Begin Material provided

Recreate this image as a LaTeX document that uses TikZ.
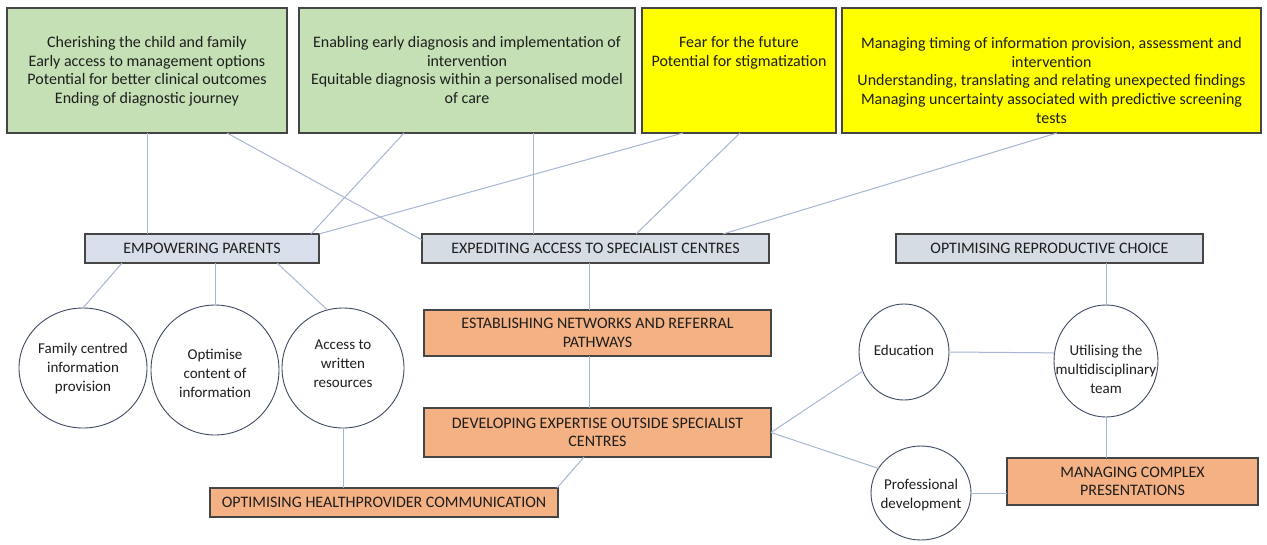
\documentclass[tikz,border=0pt]{standalone}
\usepackage{fontspec}
\setmainfont{Carlito}
\usetikzlibrary{shapes.geometric}
\definecolor{gfill}{HTML}{C5E0B4}
\definecolor{yfill}{HTML}{FFFF00}
\definecolor{bfill}{HTML}{D9DFEA}
\definecolor{gbfill}{HTML}{D6DCE4}
\definecolor{ofill}{HTML}{F4B183}
\definecolor{lnc}{HTML}{A7B6D2}
\definecolor{bord}{HTML}{454545}
\definecolor{cbord}{HTML}{3E4A63}
\definecolor{txt}{HTML}{1E1E1E}
\tikzset{
  box/.style={draw=bord, line width=1.3pt, inner sep=0pt, outer sep=0pt},
  circ/.style={ellipse, draw=cbord, line width=0.9pt, fill=white, inner sep=0pt, outer sep=0pt},
  lbl/.style={font=\fontsize{16}{18.7}\selectfont, text=txt, align=center, inner sep=0pt},
  clbl/.style={font=\fontsize{15}{19}\selectfont, text=txt, align=center, inner sep=0pt},
  conn/.style={draw=lnc, line width=1pt}
}
\begin{document}
\begin{tikzpicture}[x=1pt,y=-1pt]
\useasboundingbox[fill=white] (0,0) rectangle (1267,544);
% top boxes
\node[box, fill=gfill, minimum width=280pt, minimum height=125pt] (g1) at (147,70.5) {};
\node[box, fill=gfill, minimum width=336pt, minimum height=125pt] (g2) at (467,70.5) {};
\node[box, fill=yfill, minimum width=194pt, minimum height=125pt] (y1) at (739,70.5) {};
\node[box, fill=yfill, minimum width=419pt, minimum height=125pt] (y2) at (1051.5,70.5) {};
\node[lbl, anchor=north] (g1t) at (147,36) {Cherishing the child and family\\Early access to management options\\Potential for better clinical outcomes\\Ending of diagnostic journey};
\node[lbl, anchor=north] (g2t) at (467,36) {Enabling early diagnosis and implementation of\\intervention\\Equitable diagnosis within a personalised model\\of care};
\node[lbl, anchor=north] (y1t) at (739,36) {Fear for the future\\Potential for stigmatization};
\node[lbl, anchor=north] (y2t) at (1051.5,37) {Managing timing of information provision, assessment and\\intervention\\Understanding, translating and relating unexpected findings\\Managing uncertainty associated with predictive screening\\tests};
% theme boxes
\node[box, fill=bfill, minimum width=234pt, minimum height=29pt, lbl] (ep) at (202,248.5) {EMPOWERING PARENTS};
\node[box, fill=gbfill, minimum width=347pt, minimum height=29pt, lbl] (ea) at (595.5,248.5) {EXPEDITING ACCESS TO SPECIALIST CENTRES};
\node[box, fill=gbfill, minimum width=307pt, minimum height=29pt, lbl] (orc) at (1049.5,248.5) {OPTIMISING REPRODUCTIVE CHOICE};
% orange boxes
\node[box, fill=ofill, minimum width=347pt, minimum height=46pt, lbl] (en) at (597.5,333) {ESTABLISHING NETWORKS AND REFERRAL\\PATHWAYS};
\node[box, fill=ofill, minimum width=347pt, minimum height=49pt, lbl] (de) at (597.5,432.5) {DEVELOPING EXPERTISE OUTSIDE SPECIALIST\\CENTRES};
\node[box, fill=ofill, minimum width=348pt, minimum height=29pt, lbl] (oh) at (384,502.5) {OPTIMISING HEALTHPROVIDER COMMUNICATION};
\node[box, fill=ofill, minimum width=251pt, minimum height=47pt, lbl] (mc) at (1132.5,481.5) {MANAGING COMPLEX\\PRESENTATIONS};
% circles
\node[circ, minimum width=128pt, minimum height=120pt] (c1) at (83,368) {};
\node[circ, minimum width=128pt, minimum height=130pt] (c2) at (215,370) {};
\node[circ, minimum width=122pt, minimum height=120pt] (c3) at (343,368) {};
\node[circ, minimum width=90pt, minimum height=96pt] (edu) at (904,352) {};
\node[circ, minimum width=104pt, minimum height=112pt] (util) at (1106,361) {};
\node[circ, minimum width=100pt, minimum height=94pt] (prof) at (921,493) {};
\node[clbl] (c1t) at (83,368) {Family centred\\information\\provision};
\node[clbl] (c2t) at (215,373) {Optimise\\content of\\information};
\node[clbl] (c3t) at (343,364) {Access to\\written\\resources};
\node[clbl] (edut) at (904,350) {Education};
\node[clbl] (utilt) at (1106,369) {Utilising the\\multidisciplinary\\team};
\node[clbl] (proft) at (921,495) {Professional\\development};
% connectors
\draw[conn] (g1.south) -- (g1.south |- ep.north);
\draw[conn] ([xshift=80pt]g1.south) -- ([yshift=-6pt]ea.north west);
\draw[conn] ([xshift=-63pt]g2.south) -- ([xshift=-8pt]ep.north east);
\draw[conn] ([xshift=66pt]g2.south) -- ([xshift=-62.5pt]ea.north);
\draw[conn] ([xshift=-56pt]y1.south) -- (ep.north east);
\draw[conn] ([xshift=1pt]y1.south) -- ([xshift=40.5pt]ea.north);
\draw[conn] ([xshift=5.5pt]y2.south) -- ([xshift=127.5pt]ea.north);
\draw[conn] ([xshift=-80pt]ep.south) -- (c1.north);
\draw[conn] ([xshift=13pt]ep.south) -- (c2.north);
\draw[conn] ([xshift=75pt]ep.south) -- (c3.105);
\draw[conn] ([xshift=-6.5pt]ea.south) -- ([xshift=-8.5pt]en.north);
\draw[conn] ([xshift=-8.5pt]en.south) -- ([xshift=-8.5pt]de.north);
\draw[conn] (c3.south) -- ([xshift=-41pt]oh.north);
\draw[conn] ([xshift=-13.5pt]de.south) -- ([xshift=-1pt]oh.north east);
\draw[conn] (de.east) -- (edu.205);
\draw[conn] (de.east) -- (prof.150);
\draw[conn] (edu.east) -- (util.171);
\draw[conn] ([xshift=56.5pt]orc.south) -- (util.north);
\draw[conn] (util.south) -- ([xshift=-26.5pt]mc.north);
\draw[conn] (prof.east) -- (prof.east -| mc.west);
\end{tikzpicture}
\end{document}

End Material provided

Each line of the material must be retyped exactly, except that images are omitted.

Recreate this image as a LaTeX document that uses TikZ.
\documentclass[tikz,border=0pt]{standalone}
\usepackage{fontspec}
\setmainfont{Carlito}
\usetikzlibrary{shapes.geometric}
\definecolor{gfill}{HTML}{C5E0B4}
\definecolor{yfill}{HTML}{FFFF00}
\definecolor{bfill}{HTML}{D9DFEA}
\definecolor{gbfill}{HTML}{D6DCE4}
\definecolor{ofill}{HTML}{F4B183}
\definecolor{lnc}{HTML}{A7B6D2}
\definecolor{bord}{HTML}{454545}
\definecolor{cbord}{HTML}{3E4A63}
\definecolor{txt}{HTML}{1E1E1E}
\tikzset{
  box/.style={draw=bord, line width=1.3pt, inner sep=0pt, outer sep=0pt},
  circ/.style={ellipse, draw=cbord, line width=0.9pt, fill=white, inner sep=0pt, outer sep=0pt},
  lbl/.style={font=\fontsize{16}{18.7}\selectfont, text=txt, align=center, inner sep=0pt},
  clbl/.style={font=\fontsize{15}{19}\selectfont, text=txt, align=center, inner sep=0pt},
  conn/.style={draw=lnc, line width=1pt}
}
\begin{document}
\begin{tikzpicture}[x=1pt,y=-1pt]
\useasboundingbox[fill=white] (0,0) rectangle (1267,544);
% top boxes
\node[box, fill=gfill, minimum width=280pt, minimum height=125pt] (g1) at (147,70.5) {};
\node[box, fill=gfill, minimum width=336pt, minimum height=125pt] (g2) at (467,70.5) {};
\node[box, fill=yfill, minimum width=194pt, minimum height=125pt] (y1) at (739,70.5) {};
\node[box, fill=yfill, minimum width=419pt, minimum height=125pt] (y2) at (1051.5,70.5) {};
\node[lbl, anchor=north] (g1t) at (147,36) {Cherishing the child and family\\Early access to management options\\Potential for better clinical outcomes\\Ending of diagnostic journey};
\node[lbl, anchor=north] (g2t) at (467,36) {Enabling early diagnosis and implementation of\\intervention\\Equitable diagnosis within a personalised model\\of care};
\node[lbl, anchor=north] (y1t) at (739,36) {Fear for the future\\Potential for stigmatization};
\node[lbl, anchor=north] (y2t) at (1051.5,37) {Managing timing of information provision, assessment and\\intervention\\Understanding, translating and relating unexpected findings\\Managing uncertainty associated with predictive screening\\tests};
% theme boxes
\node[box, fill=bfill, minimum width=234pt, minimum height=29pt, lbl] (ep) at (202,248.5) {EMPOWERING PARENTS};
\node[box, fill=gbfill, minimum width=347pt, minimum height=29pt, lbl] (ea) at (595.5,248.5) {EXPEDITING ACCESS TO SPECIALIST CENTRES};
\node[box, fill=gbfill, minimum width=307pt, minimum height=29pt, lbl] (orc) at (1049.5,248.5) {OPTIMISING REPRODUCTIVE CHOICE};
% orange boxes
\node[box, fill=ofill, minimum width=347pt, minimum height=46pt, lbl] (en) at (597.5,333) {ESTABLISHING NETWORKS AND REFERRAL\\PATHWAYS};
\node[box, fill=ofill, minimum width=347pt, minimum height=49pt, lbl] (de) at (597.5,432.5) {DEVELOPING EXPERTISE OUTSIDE SPECIALIST\\CENTRES};
\node[box, fill=ofill, minimum width=348pt, minimum height=29pt, lbl] (oh) at (384,502.5) {OPTIMISING HEALTHPROVIDER COMMUNICATION};
\node[box, fill=ofill, minimum width=251pt, minimum height=47pt, lbl] (mc) at (1132.5,481.5) {MANAGING COMPLEX\\PRESENTATIONS};
% circles
\node[circ, minimum width=128pt, minimum height=120pt] (c1) at (83,368) {};
\node[circ, minimum width=128pt, minimum height=130pt] (c2) at (215,370) {};
\node[circ, minimum width=122pt, minimum height=120pt] (c3) at (343,368) {};
\node[circ, minimum width=90pt, minimum height=96pt] (edu) at (904,352) {};
\node[circ, minimum width=104pt, minimum height=112pt] (util) at (1106,361) {};
\node[circ, minimum width=100pt, minimum height=94pt] (prof) at (921,493) {};
\node[clbl] (c1t) at (83,368) {Family centred\\information\\provision};
\node[clbl] (c2t) at (215,373) {Optimise\\content of\\information};
\node[clbl] (c3t) at (343,364) {Access to\\written\\resources};
\node[clbl] (edut) at (904,350) {Education};
\node[clbl] (utilt) at (1106,369) {Utilising the\\multidisciplinary\\team};
\node[clbl] (proft) at (921,495) {Professional\\development};
% connectors
\draw[conn] (g1.south) -- (g1.south |- ep.north);
\draw[conn] ([xshift=80pt]g1.south) -- ([yshift=-6pt]ea.north west);
\draw[conn] ([xshift=-63pt]g2.south) -- ([xshift=-8pt]ep.north east);
\draw[conn] ([xshift=66pt]g2.south) -- ([xshift=-62.5pt]ea.north);
\draw[conn] ([xshift=-56pt]y1.south) -- (ep.north east);
\draw[conn] ([xshift=1pt]y1.south) -- ([xshift=40.5pt]ea.north);
\draw[conn] ([xshift=5.5pt]y2.south) -- ([xshift=127.5pt]ea.north);
\draw[conn] ([xshift=-80pt]ep.south) -- (c1.north);
\draw[conn] ([xshift=13pt]ep.south) -- (c2.north);
\draw[conn] ([xshift=75pt]ep.south) -- (c3.105);
\draw[conn] ([xshift=-6.5pt]ea.south) -- ([xshift=-8.5pt]en.north);
\draw[conn] ([xshift=-8.5pt]en.south) -- ([xshift=-8.5pt]de.north);
\draw[conn] (c3.south) -- ([xshift=-41pt]oh.north);
\draw[conn] ([xshift=-13.5pt]de.south) -- ([xshift=-1pt]oh.north east);
\draw[conn] (de.east) -- (edu.205);
\draw[conn] (de.east) -- (prof.150);
\draw[conn] (edu.east) -- (util.171);
\draw[conn] ([xshift=56.5pt]orc.south) -- (util.north);
\draw[conn] (util.south) -- ([xshift=-26.5pt]mc.north);
\draw[conn] (prof.east) -- (prof.east -| mc.west);
\end{tikzpicture}
\end{document}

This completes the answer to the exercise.